Pero el campo de la docencia tenía todavía un flanco débil: la educación popular. Debido a la iniciativa y creadora imaginación del P. José María Vélaz, surgió muy humildemente la obra de “Fe y Alegría” en 1955. La generosidad sin límites de un hombre de pueblo -Abraham Reyes-, quien puso a la orden su propia casa de barrio, y el entusiasmo juvenil de un grupo de estudiantes de la UCAB, pudo arrancar una obra llamada a reunir muchos esfuerzos religiosos en torno al reto de la educación popular católica, “allá donde termina el asfalto”.
Son hoy muchos los jóvenes venezolanos beneficiados de la labor de “Fe y Alegría”, metida de lleno en la creación de una escuela popular distinta que capacite a los jóvenes para el trabajo humanizador productivo. La modesta semilla de “Fe y Alegría”, nacida en Venezuela, ha crecido como frondoso samán que ensancha su generosa sombra en dieciséis países latinoamericanos.

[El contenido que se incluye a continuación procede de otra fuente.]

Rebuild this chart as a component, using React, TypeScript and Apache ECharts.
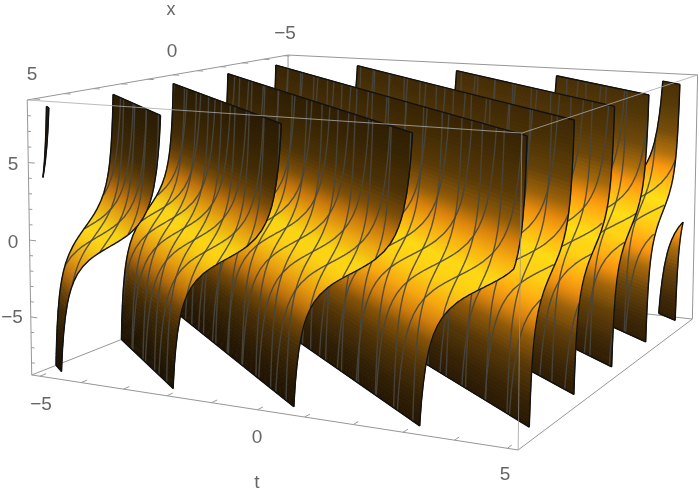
import React, { useEffect, useRef } from "react";
import * as echarts from "echarts";

const tTicks = [-5, 0, 5];
const xTicks = [5, 0, -5];
const zTicks = [-5, 0, 5];
// centre of each sheet in w = t - slope * x
const sheetCentres = [-11.78, -9.17, -6.54, -3.89, -1.32, 1.39, 4.01, 6.51, 9.02, 11.43];
// how light the dark parts of each sheet look in the picture
const sheetShade = [0.7, 0.7, 0.72, 0.8, 0.95, 1.05, 1.15, 1.2, 1.25, 1.25];
const slope = 1.15;
// sheet profile: height z against offset in w from the sheet's centre
const profileZ = [-8.5,-8,-7,-6,-5,-4,-3.5,-3,-2.5,-2,-1.5,-1,-0.75,-0.5,-0.25,0,0.25,0.5,0.75,1,1.5,2,2.5,3,3.5,4,5,6,7,8,8.5];
const profileW = [-1.198,-1.189,-1.166,-1.134,-1.092,-1.031,-0.989,-0.936,-0.867,-0.776,-0.652,-0.484,-0.38,-0.262,-0.134,0,0.134,0.262,0.38,0.484,0.652,0.776,0.867,0.936,0.989,1.031,1.092,1.134,1.166,1.189,1.198];
const colourZ = [-8.9,-7,-5,-3.5,-2.5,-1.5,-0.5,0.5,1.5,2.5,3.5,5,7,8.9];
const colourRGB = [[34,20,3],[52,33,6],[85,55,8],[140,88,10],[215,130,15],[250,170,18],[255,208,22],[255,218,22],[252,178,18],[225,135,14],[150,95,10],[95,62,8],[70,46,6],[55,36,5]];

const BOX_T = 5.2, BOX_X = 5.2, BOX_TOP = 9.0, BOX_BOTTOM = -8.8;
// [t, x, z, screen u, screen v]
const corners = [
  [-BOX_T, BOX_X, BOX_TOP, 27, 100],
  [-BOX_T, BOX_X, BOX_BOTTOM, 32, 375],
  [BOX_T, BOX_X, BOX_BOTTOM, 517, 450],
  [BOX_T, BOX_X, BOX_TOP, 523, 133],
  [-BOX_T, -BOX_X, BOX_TOP, 288, 55],
  [BOX_T, -BOX_X, BOX_TOP, 697, 75],
  [BOX_T, -BOX_X, BOX_BOTTOM, 693, 319],
];

function solve(A: number[][], b: number[]) {
  const n = b.length;
  const M = A.map((r, i) => [...r, b[i]]);
  for (let c = 0; c < n; c++) {
    let p = c;
    for (let r = c + 1; r < n; r++) if (Math.abs(M[r][c]) > Math.abs(M[p][c])) p = r;
    [M[c], M[p]] = [M[p], M[c]];
    for (let r = 0; r < n; r++) {
      if (r === c) continue;
      const f = M[r][c] / M[c][c];
      for (let k = c; k <= n; k++) M[r][k] -= f * M[c][k];
    }
  }
  return M.map((r, i) => r[n] / r[i]);
}
function fitCamera() {
  const rows: number[][] = [], rhs: number[] = [];
  corners.forEach(([X, Y, Z, u, v]) => {
    rows.push([X, Y, Z, 1, 0, 0, 0, 0, -u * X, -u * Y, -u * Z]); rhs.push(u);
    rows.push([0, 0, 0, 0, X, Y, Z, 1, -v * X, -v * Y, -v * Z]); rhs.push(v);
  });
  const AtA = Array.from({ length: 11 }, (_, i) => Array.from({ length: 11 }, (_, j) => rows.reduce((s, r) => s + r[i] * r[j], 0)));
  const Atb = Array.from({ length: 11 }, (_, i) => rows.reduce((s, r, k) => s + r[i] * rhs[k], 0));
  return solve(AtA, Atb);
}
const P = fitCamera();
const proj = (t: number, x: number, z: number) => {
  const d = P[8] * t + P[9] * x + P[10] * z + 1;
  return [(P[0] * t + P[1] * x + P[2] * z + P[3]) / d, (P[4] * t + P[5] * x + P[6] * z + P[7]) / d];
};
const colourAt = (z: number, shade: number) => {
  let i = 0;
  while (i < colourZ.length - 2 && z > colourZ[i + 1]) i++;
  const f = Math.max(0, Math.min(1, (z - colourZ[i]) / (colourZ[i + 1] - colourZ[i])));
  const k = 1 + (shade - 1) * Math.min(1, Math.abs(z) / 4.5);
  const c = colourRGB[i].map((a, j) => Math.min(255, Math.round((a + (colourRGB[i + 1][j] - a) * f) * k)));
  return `rgb(${c[0]},${c[1]},${c[2]})`;
};
const seg = (w: number) => {
  const a = Math.max(-5, (-5 - w) / slope), b = Math.min(5, (5 - w) / slope);
  return a <= b ? [a, b] : null;
};

function App() {
  const ref = useRef<HTMLDivElement>(null);
  useEffect(() => {
    document.body.style.margin = "0";
    const chart = echarts.init(ref.current!, undefined, { renderer: "svg" });
    const frameStyle = { stroke: "#969696", lineWidth: 1, fill: "none" };
    const line = (api: any, a: number[], b: number[], style: any = frameStyle) => {
      const p = api.coord(proj(a[0], a[1], a[2])), q = api.coord(proj(b[0], b[1], b[2]));
      return { type: "line", shape: { x1: p[0], y1: p[1], x2: q[0], y2: q[1] }, style };
    };
    const T = BOX_T, X = BOX_X, Zt = BOX_TOP, Zb = BOX_BOTTOM;
    const sheetItem = (api: any, c: number, shade: number) => {
      const children: any[] = [];
      const toPx = (t: number, x: number, z: number) => api.coord(proj(t, x, z));
      const fine: { z: number; w: number }[] = [];
      for (let i = 0; i < profileZ.length - 1; i++) {
        for (let j = 0; j < 4; j++) {
          const f = j / 4;
          fine.push({ z: profileZ[i] + (profileZ[i + 1] - profileZ[i]) * f, w: c + profileW[i] + (profileW[i + 1] - profileW[i]) * f });
        }
      }
      fine.push({ z: profileZ[profileZ.length - 1], w: c + profileW[profileW.length - 1] });
      const left: number[][] = [], right: number[][] = [];
      let first: any = null, last: any = null;
      for (let i = 0; i < fine.length; i++) {
        const s = seg(fine[i].w);
        if (s) {
          left.push(toPx(fine[i].w + slope * s[0], s[0], fine[i].z));
          right.push(toPx(fine[i].w + slope * s[1], s[1], fine[i].z));
          if (!first) first = [left[left.length - 1], right[right.length - 1]];
          last = [left[left.length - 1], right[right.length - 1]];
        }
        if (i + 1 < fine.length) {
          const s2 = seg(fine[i + 1].w);
          if (s && s2) {
            const a = toPx(fine[i].w + slope * s[0], s[0], fine[i].z);
            const b = toPx(fine[i].w + slope * s[1], s[1], fine[i].z);
            const d = toPx(fine[i + 1].w + slope * s2[0], s2[0], fine[i + 1].z);
            const e = toPx(fine[i + 1].w + slope * s2[1], s2[1], fine[i + 1].z);
            const col = colourAt((fine[i].z + fine[i + 1].z) / 2, shade);
            children.push({ type: "polygon", shape: { points: [a, b, e, d] }, style: { fill: col, stroke: col, lineWidth: 1 } });
          }
        }
      }
      const mesh = { stroke: "rgba(72,70,62,0.9)", lineWidth: 1.4, fill: "none" };
      const meshCount = 15;
      const step = 10 / meshCount;
      for (let m = 1; m < meshCount; m++) {
        const v = -5 + m * step;
        const ptsX: number[][] = [], ptsT: number[][] = [];
        fine.forEach(({ z, w }) => {
          const t = w + slope * v;
          if (t >= -5 && t <= 5) ptsX.push(toPx(t, v, z));
          const x = (v - w) / slope;
          if (x >= -5 && x <= 5) ptsT.push(toPx(v, x, z));
        });
        if (ptsX.length > 1) children.push({ type: "polyline", shape: { points: ptsX }, style: mesh });
        if (ptsT.length > 1) children.push({ type: "polyline", shape: { points: ptsT }, style: mesh });
      }
      const edge = { stroke: "#111", lineWidth: 1.4, fill: "none" };
      if (left.length > 1) {
        children.push({ type: "polyline", shape: { points: left }, style: edge });
        children.push({ type: "polyline", shape: { points: right }, style: edge });
        children.push({ type: "polyline", shape: { points: first }, style: edge });
        children.push({ type: "polyline", shape: { points: last }, style: edge });
      }
      return { type: "group", children };
    };
    const tickItems = (api: any) => {
      const out: any[] = [];
      const tick = { stroke: "#999", lineWidth: 1, fill: "none" };
      for (let t = -5; t <= 5; t++) out.push(line(api, [t, X, Zb], [t, X - 0.2, Zb], tick));
      for (let x = -5; x <= 5; x++) out.push(line(api, [-T, x, Zt], [-T + 0.16, x, Zt], tick));
      for (let z = -8; z <= 8; z++) out.push(line(api, [-T, X, z], [-T + (z % 5 === 0 ? 0.16 : 0.08), X, z], tick));
      return out;
    };
    const label = (api: any, text: string, u: number, v: number, size = 19) => {
      const p = api.coord([u, v]);
      return { type: "text", x: p[0], y: p[1], style: { text, fill: "#666", fontSize: size, fontFamily: "Liberation Sans", align: "center", verticalAlign: "middle" } };
    };
    const base = {
      type: "custom", coordinateSystem: "cartesian2d", clip: false, silent: true,
    };
    chart.setOption({
      animation: false,
      grid: { left: 0, right: 0, top: 0, bottom: 0 },
      xAxis: { type: "value", min: 0, max: 699, show: false },
      yAxis: { type: "value", min: 0, max: 491, inverse: true, show: false },
      series: [
        {
          ...base, data: [0], z: 1,
          renderItem: (_: any, api: any) => ({ type: "group", children: [
            line(api, [-T, -X, Zt], [T, -X, Zt]), line(api, [T, -X, Zt], [T, -X, Zb]),
            line(api, [-T, X, Zb], [-T, -X, Zb]), line(api, [-T, -X, Zb], [T, -X, Zb]),
            line(api, [-T, -X, Zt], [-T, -X, Zb]),
            line(api, [-T, X, Zt], [-T, -X, Zt]),
            line(api, [-T, X, Zt], [-T, X, Zb]),
            line(api, [-T, X, Zb], [T, X, Zb]),
            line(api, [T, X, Zb], [T, -X, Zb]),
            ...tickItems(api),
          ] }),
        },
        {
          ...base, z: 2,
          data: sheetCentres.map((c, i) => [c, sheetShade[i]]).reverse(),
          renderItem: (_: any, api: any) => sheetItem(api, api.value(0), api.value(1)),
        },
        {
          ...base, data: [0], z: 3,
          renderItem: (_: any, api: any) => ({ type: "group", children: [
            line(api, [-T, X, Zt], [T, X, Zt], { ...frameStyle, stroke: "rgba(170,170,170,0.8)" }),
            line(api, [T, X, Zt], [T, -X, Zt], { ...frameStyle, stroke: "rgba(170,170,170,0.8)" }),
            line(api, [T, X, Zt], [T, X, Zb], { ...frameStyle, stroke: "rgba(150,150,150,0.7)" }),
            label(api, "x", 171, 9, 18),
            label(api, String(xTicks[0]), 32, 73), label(api, String(xTicks[1]), 172, 50), label(api, "−5", 285, 32),
            label(api, "5", 13, 163), label(api, String(zTicks[1]), 13, 241), label(api, "−5", 12, 316),
            label(api, "−5", 41, 403), label(api, String(tTicks[1]), 257, 436), label(api, "5", 505, 473),
            label(api, "t", 257, 481),
          ] }),
        },
      ],
    });
    return () => chart.dispose();
  }, []);
  return <div ref={ref} style={{ width: 699, height: 491, filter: "blur(0.4px)" }} />;
}
export default App;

Esta es, a grandes rasgos, la notable labor educadora de los jesuitas, donde prevalece el camino de la excelencia ignaciana, basado en los más claros valores del encuentro con Cristo y la vocación de servicio a los más necesitados. También es relevante y forjadora de solidaridad y búsqueda del bien común su actividad en el sector social: basta por el momento mencionar el liderazgo de los jesuitas en la red de asociaciones que trabajan en áreas de salud dirigidas a los sectores populares y su empeño en que los ciudadanos tomen las riendas y se empoderen hacia el bienestar, como la experiencia de la Corporación Catuche.
Es tarea imposible hacer un mínimo recuento de la obra de los jesuitas en Venezuela sin llenar páginas y páginas de proyectos útiles y exitosos, inspirados por el santo de Loyola. En estos momentos en los que Venezuela necesita visión de futuro, mentes ágiles, bien formadas y dispuestas a una nueva idea de patria (que escape del manoseo indecente al que la tienen sometida los sátrapas de turno), el hecho de que los jesuitas estén aquí, trabajando arduamente como siempre, es señal inequívoca de que algo bueno se está formando en la juventud venezolana.